Will Italy Ever Get Answers From Egypt Over the Killing of Giulio Regeni?

Will Italy Ever Get Answers From Egypt Over the Killing of Giulio Regeni?
Personal belongings of slain Italian graduate student Giulio Regeni, March 24, 2016 (Photo released by Egyptian Interior Ministry).

In late June, Italy’s Senate voted to suspend the export of spare F-16 parts to Egypt, in the sharpest rebuke yet to Cairo over its poor handling of an investigation into the killing of an Italian student in Egypt earlier this year. Nicola Latorre, a senator from Prime Minister Matteo Renzi’s Democratic Party, called the move a way to pressure Egyptian authorities to help “the truth emerge more quickly” over the brutal murder of Giulio Regeni, a 28-year-old researcher from Cambridge University who disappeared in Cairo on Jan. 25, the fifth anniversary of the popular uprising that ousted former President Hosni Mubarak. Regeni’s body was found nine days later on the side of a highway on the outskirts of Cairo.

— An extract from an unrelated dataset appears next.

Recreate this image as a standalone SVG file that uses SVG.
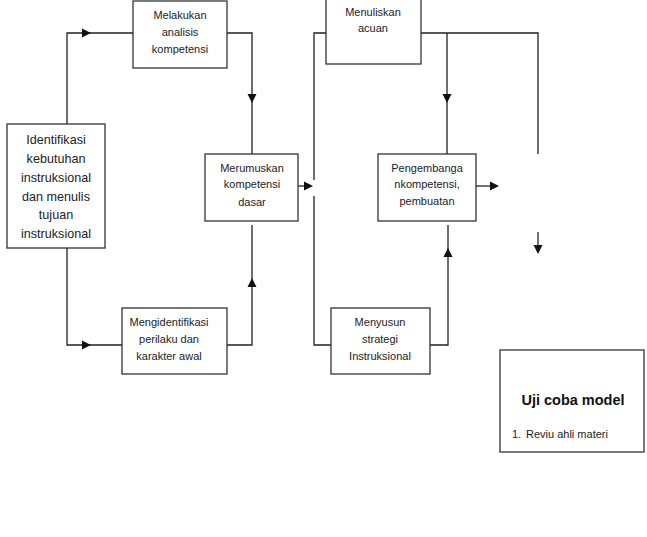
<svg xmlns="http://www.w3.org/2000/svg" width="647" height="537" viewBox="0 0 647 537">
<style>
.box{fill:#fff;stroke:#333;stroke-width:1.3}
.ln{fill:none;stroke:#222;stroke-width:1.3}
.ah{fill:#111}
text{font-family:"Liberation Sans",Arial,sans-serif;fill:#222;text-anchor:middle}
.s11{font-size:11px}
.s12{font-size:12.6px}
.t{font-size:14.5px;font-weight:bold;fill:#111}
.l{text-anchor:start;font-size:11px}
</style>
<defs>
<path id="ah" class="ah" d="M0,0 L-9,-4.5 L-9,4.5 Z"/>
</defs>
<rect width="647" height="537" fill="#fff"/>
<g id="connectors">
<polyline class="ln" points="67,124 67,33 133,33"/>
<polyline class="ln" points="67,248 67,345 122,345"/>
<polyline class="ln" points="227,33 252,33 252,154"/>
<polyline class="ln" points="227,345 252,345 252,225"/>
<line class="ln" x1="298" y1="186" x2="305" y2="186"/>
<polyline class="ln" points="326,33 314,33 314,180"/>
<polyline class="ln" points="314,196 314,345 331,345"/>
<polyline class="ln" points="421,33 538,33 538,154"/>
<line class="ln" x1="447" y1="33" x2="447" y2="154"/>
<line class="ln" x1="476" y1="186" x2="491" y2="186"/>
<line class="ln" x1="538" y1="232" x2="538" y2="246"/>
<polyline class="ln" points="430,345 448,345 448,225"/>
<use href="#ah" transform="translate(91,33)"/>
<use href="#ah" transform="translate(91,345)"/>
<use href="#ah" transform="translate(252,103) rotate(90)"/>
<use href="#ah" transform="translate(252,278) rotate(-90)"/>
<use href="#ah" transform="translate(313,186)"/>
<use href="#ah" transform="translate(447,103) rotate(90)"/>
<use href="#ah" transform="translate(499,186)"/>
<use href="#ah" transform="translate(538,254) rotate(90)"/>
<use href="#ah" transform="translate(448,248) rotate(-90)"/>
</g>
<g id="identifikasi">
<rect class="box" x="7" y="124" width="98" height="124"/>
<text class="s12" x="56" y="144">Identifikasi</text>
<text class="s12" x="56" y="163">kebutuhan</text>
<text class="s12" x="56" y="182">instruksional</text>
<text class="s12" x="56" y="201">dan menulis</text>
<text class="s12" x="56" y="219">tujuan</text>
<text class="s12" x="56" y="238">instruksional</text>
</g>
<g id="melakukan">
<rect class="box" x="133" y="1" width="94" height="67"/>
<text class="s11" x="180" y="19">Melakukan</text>
<text class="s11" x="180" y="36">analisis</text>
<text class="s11" x="180" y="53">kompetensi</text>
</g>
<g id="merumuskan">
<rect class="box" x="205" y="154" width="93" height="67"/>
<text class="s11" x="252" y="172">Merumuskan</text>
<text class="s11" x="252" y="188">kompetensi</text>
<text class="s11" x="252" y="206">dasar</text>
</g>
<g id="mengidentifikasi">
<rect class="box" x="122" y="308" width="105" height="66"/>
<text class="s11" x="169" y="326">Mengidentifikasi</text>
<text class="s11" x="169" y="343">perilaku dan</text>
<text class="s11" x="169" y="360">karakter awal</text>
</g>
<g id="menuliskan">
<rect class="box" x="326" y="-1" width="95" height="65"/>
<text class="s11" x="373" y="16">Menuliskan</text>
<text class="s11" x="373" y="32">acuan</text>
</g>
<g id="pengembangan">
<rect class="box" x="378" y="154" width="98" height="67"/>
<text class="s11" x="427" y="172">Pengembanga</text>
<text class="s11" x="427" y="188">nkompetensi,</text>
<text class="s11" x="427" y="205">pembuatan</text>
</g>
<g id="menyusun">
<rect class="box" x="331" y="308" width="99" height="66"/>
<text class="s11" x="380" y="326">Menyusun</text>
<text class="s11" x="380" y="343">strategi</text>
<text class="s11" x="380" y="360">Instruksional</text>
</g>
<g id="ujicoba">
<rect class="box" x="500" y="350" width="144" height="102"/>
<text class="t" x="573" y="405">Uji coba model</text>
<text class="l" x="512" y="438">1.</text>
<text class="l" x="526" y="438">Reviu ahli materi</text>
</g>
</svg>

Latorre insisted that the suspension of military equipment wasn’t intended to severely affect ties between Italy and Egypt, but merely to send a message. The Egyptian air force has more than 200 U.S.-made F-16 fighter jets in service, making Egypt’s fleet of F-16s the fourth-largest in the world.

As expected, Egyptian authorities responded heatedly to Italy’s decision—but also vaguely. Last week, Egypt’s Foreign Ministry said in a retaliatory statement that it would consider “similar measures” against Italy, without actually saying what that meant beyond “a review of ongoing cooperation in combating illegal immigration in the Mediterranean and dealing with the situation in Libya.” The potential steps, the ministry declared, would “affect bilateral, regional and international cooperation between Italy and Egypt.”